Meeting in a Rail Car
By July 1918, a million well-rested GIs had landed on the old continent. The Allied forces were soon pushing back German divisions along a broad front. The war was lost even before it had reached German territory.
On the evening of Nov. 7, 1918, a German column of three vehicles crossed the front near Chimay, Belgium. Engineer units had cleared away all land mines along the route. A large white flag was displayed on the first car and a trumpeter blew short signals, so that no one would inadvertently open fire. The German delegation had come to sign a ceasefire agreement.
French military vehicles took the group, led by Matthias Erzberger, a Catholic member of the Reichstag, to a train that stopped the next morning near Compiègne in northern France.
The mood was icy when French Marshall Ferdinand Foch, who had recently been named the supreme commander of Allied forces, and three British officers received the Germans in one of their rail cars.
Erzberger signed the ceasefire on the morning of Nov. 11. “A nation of 70 million can suffer, but it cannot die,” he announced dramatically. “Très bien,” Foch replied.
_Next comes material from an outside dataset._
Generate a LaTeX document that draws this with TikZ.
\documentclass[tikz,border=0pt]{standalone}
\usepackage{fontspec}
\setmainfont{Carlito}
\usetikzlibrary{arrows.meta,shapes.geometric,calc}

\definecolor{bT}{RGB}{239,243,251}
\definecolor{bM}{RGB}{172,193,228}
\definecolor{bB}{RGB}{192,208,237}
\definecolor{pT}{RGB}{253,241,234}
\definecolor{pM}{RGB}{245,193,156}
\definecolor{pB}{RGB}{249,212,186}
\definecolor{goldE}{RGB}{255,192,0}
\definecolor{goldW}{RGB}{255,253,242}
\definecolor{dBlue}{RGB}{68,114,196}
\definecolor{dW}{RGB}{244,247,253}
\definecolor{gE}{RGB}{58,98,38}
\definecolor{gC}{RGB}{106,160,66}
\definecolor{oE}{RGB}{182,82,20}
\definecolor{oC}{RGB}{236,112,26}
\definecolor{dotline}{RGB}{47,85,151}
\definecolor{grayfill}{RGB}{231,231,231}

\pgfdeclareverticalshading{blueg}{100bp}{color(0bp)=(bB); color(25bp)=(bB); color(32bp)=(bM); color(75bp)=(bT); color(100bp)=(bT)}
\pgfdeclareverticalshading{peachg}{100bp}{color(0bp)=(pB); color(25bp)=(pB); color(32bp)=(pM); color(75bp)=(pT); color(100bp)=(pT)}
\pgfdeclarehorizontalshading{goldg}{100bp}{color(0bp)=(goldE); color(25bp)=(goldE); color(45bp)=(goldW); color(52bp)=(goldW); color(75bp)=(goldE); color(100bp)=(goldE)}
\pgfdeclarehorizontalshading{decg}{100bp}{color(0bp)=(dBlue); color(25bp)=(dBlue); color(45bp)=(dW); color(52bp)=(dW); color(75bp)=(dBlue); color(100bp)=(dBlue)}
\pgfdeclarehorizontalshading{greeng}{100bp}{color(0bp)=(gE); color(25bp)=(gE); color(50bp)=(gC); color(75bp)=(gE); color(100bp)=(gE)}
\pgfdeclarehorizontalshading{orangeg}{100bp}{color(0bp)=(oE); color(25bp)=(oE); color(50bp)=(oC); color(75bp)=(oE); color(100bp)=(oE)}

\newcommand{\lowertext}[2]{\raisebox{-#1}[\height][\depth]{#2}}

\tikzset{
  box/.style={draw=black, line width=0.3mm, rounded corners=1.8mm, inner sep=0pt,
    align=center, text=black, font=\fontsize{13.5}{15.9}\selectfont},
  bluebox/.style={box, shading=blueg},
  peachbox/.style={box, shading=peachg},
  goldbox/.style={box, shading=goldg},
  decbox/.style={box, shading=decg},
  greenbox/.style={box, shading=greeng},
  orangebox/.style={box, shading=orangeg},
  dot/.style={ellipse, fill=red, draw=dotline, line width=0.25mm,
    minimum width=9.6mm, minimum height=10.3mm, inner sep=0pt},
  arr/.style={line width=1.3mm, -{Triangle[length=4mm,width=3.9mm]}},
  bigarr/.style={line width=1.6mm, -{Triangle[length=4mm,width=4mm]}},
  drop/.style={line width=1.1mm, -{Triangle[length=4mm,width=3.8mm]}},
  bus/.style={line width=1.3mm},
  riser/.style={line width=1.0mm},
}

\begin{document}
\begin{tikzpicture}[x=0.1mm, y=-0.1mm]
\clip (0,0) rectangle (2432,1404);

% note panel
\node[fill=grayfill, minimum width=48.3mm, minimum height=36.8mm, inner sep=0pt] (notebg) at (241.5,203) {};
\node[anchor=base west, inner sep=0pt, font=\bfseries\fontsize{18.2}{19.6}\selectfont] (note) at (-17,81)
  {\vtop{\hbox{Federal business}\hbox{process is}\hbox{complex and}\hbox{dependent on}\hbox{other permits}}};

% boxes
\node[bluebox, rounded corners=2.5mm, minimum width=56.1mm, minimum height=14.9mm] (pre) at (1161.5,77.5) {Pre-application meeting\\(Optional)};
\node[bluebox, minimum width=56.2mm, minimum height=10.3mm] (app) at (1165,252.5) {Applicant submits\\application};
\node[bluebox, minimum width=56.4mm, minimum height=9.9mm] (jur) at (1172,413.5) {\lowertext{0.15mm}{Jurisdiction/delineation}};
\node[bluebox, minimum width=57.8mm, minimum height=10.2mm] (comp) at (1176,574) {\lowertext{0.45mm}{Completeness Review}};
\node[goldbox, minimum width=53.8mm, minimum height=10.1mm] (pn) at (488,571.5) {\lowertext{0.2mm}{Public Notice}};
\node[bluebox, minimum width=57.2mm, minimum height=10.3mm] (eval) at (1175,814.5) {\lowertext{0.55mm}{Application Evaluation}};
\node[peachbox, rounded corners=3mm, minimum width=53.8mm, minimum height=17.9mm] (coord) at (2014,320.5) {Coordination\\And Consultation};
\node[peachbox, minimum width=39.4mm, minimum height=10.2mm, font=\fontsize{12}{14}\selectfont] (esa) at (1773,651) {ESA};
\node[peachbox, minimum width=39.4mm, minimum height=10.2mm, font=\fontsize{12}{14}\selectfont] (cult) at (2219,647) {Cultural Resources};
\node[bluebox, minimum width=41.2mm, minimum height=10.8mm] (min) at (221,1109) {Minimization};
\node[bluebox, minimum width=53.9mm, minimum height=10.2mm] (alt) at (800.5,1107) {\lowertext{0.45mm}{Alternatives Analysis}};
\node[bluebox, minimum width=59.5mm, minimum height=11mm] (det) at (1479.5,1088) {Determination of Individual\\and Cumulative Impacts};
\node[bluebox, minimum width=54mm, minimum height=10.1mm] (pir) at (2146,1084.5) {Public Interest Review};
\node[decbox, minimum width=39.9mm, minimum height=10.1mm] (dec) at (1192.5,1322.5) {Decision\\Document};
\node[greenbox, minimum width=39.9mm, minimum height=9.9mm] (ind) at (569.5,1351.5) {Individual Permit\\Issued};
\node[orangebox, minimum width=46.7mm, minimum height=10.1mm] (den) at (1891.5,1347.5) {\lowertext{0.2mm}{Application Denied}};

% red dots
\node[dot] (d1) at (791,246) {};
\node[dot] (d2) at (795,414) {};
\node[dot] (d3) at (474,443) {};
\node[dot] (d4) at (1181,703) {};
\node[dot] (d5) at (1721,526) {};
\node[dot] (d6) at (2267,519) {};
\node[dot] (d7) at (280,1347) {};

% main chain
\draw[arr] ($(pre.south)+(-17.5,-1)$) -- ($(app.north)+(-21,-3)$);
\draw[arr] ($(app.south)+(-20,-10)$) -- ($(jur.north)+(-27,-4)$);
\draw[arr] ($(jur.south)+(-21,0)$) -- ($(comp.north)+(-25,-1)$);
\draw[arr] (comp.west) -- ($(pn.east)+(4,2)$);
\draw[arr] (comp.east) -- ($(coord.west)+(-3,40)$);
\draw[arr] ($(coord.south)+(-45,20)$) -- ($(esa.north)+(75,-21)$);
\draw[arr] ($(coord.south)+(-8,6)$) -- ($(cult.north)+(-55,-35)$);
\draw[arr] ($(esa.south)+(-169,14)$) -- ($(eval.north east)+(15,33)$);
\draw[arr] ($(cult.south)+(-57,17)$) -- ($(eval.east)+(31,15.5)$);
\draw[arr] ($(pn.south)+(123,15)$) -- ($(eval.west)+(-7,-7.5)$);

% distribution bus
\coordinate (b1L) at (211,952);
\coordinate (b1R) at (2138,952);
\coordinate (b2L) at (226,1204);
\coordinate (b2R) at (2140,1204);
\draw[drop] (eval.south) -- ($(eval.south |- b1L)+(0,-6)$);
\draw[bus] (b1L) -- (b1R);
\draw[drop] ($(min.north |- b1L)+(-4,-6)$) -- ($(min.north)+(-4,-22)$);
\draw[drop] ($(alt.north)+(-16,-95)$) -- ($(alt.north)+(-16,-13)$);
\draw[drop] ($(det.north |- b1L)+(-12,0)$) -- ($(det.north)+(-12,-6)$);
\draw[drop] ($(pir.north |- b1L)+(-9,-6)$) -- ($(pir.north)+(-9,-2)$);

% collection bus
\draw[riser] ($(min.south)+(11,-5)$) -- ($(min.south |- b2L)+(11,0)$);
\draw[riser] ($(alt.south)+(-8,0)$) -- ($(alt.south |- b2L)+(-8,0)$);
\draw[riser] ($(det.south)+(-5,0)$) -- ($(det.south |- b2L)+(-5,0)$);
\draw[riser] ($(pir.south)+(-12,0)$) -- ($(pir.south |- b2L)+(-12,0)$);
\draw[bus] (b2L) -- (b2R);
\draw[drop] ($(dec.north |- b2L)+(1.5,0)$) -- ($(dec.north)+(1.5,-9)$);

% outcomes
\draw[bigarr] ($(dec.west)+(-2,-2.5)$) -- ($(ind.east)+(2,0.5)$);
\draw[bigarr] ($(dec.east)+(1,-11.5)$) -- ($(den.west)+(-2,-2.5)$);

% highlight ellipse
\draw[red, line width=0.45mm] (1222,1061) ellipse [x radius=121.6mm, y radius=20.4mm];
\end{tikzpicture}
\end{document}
The parties chose not to shake hands.
The guns fell silent at 11 a.m.
A Dented Helmet
The survivors of World War I included Franz Warremann, a journeyman bricklayer from the northeastern German city of Rostock, whose grandson, Joachim Gauck, is Germany’s president today. Warremann brought home a helmet from the front that had been dented when it was grazed by a bullet just above his left temple. He had apparently been extremely lucky.
The dented helmet has since been lost, says Gauck in his office at Bellevue Palace in Berlin, but the sight of it created such a strong impression on him that he could “still draw it” today.
When his grandfather got together with other veterans in the evening and they talked about the war, young Joachim was always surprised at how exuberant they seemed. How could they be so happy after those harrowing experiences?
Only much later did he understand that the men treasured spending time with fellow soldiers who had also looked death in the eye in the trenches. Only they could understand what it meant.
And that was why they were celebrating life.